Peak times: Friday-Saturday evenings get chaotic. Sunday lunch offers the best of all worlds. Dishes £6-22 across all kitchens.

The Quiet Revolutionaries

Sister on Great Eastern Street

Don't let the unassuming frontage fool you - this 20-seat restaurant is quietly serving some of the most thoughtful food in the area. Chef-owner Priya Patel's modern Indian cuisine builds bridges between her Birmingham upbringing and classical French training, resulting in dishes that feel both familiar and completely new.

The tasting menu format keeps things focused, with just six courses that tell a cohesive story. Think tandoor-roasted guinea fowl with curry leaf oil, or masala chai panna cotta with cardamom tuile. It's refined without being precious, innovative without being showy.

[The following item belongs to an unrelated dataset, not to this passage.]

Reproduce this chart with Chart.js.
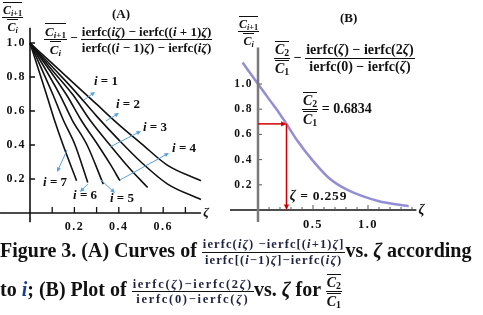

Format: Tasting menu only, £65 per person. Two sittings nightly, book well ahead. BYOB with £5 corkage.

What This All Means

These openings represent more than just new places to eat and drink - they're evidence of Shoreditch's continued evolution as London's most fearless food destination. While other areas play it safe, E1 and E2 continue to embrace the experimental, the unconventional, and the occasionally unhinged.

The common thread? Each venue understands that in Shoreditch, authenticity trumps everything else. Whether that's authenticity to a chef's vision, to sustainable practices, or to the area's uncompromising creative spirit, these new openings prove that East London's appetite for innovation remains absolutely insatiable.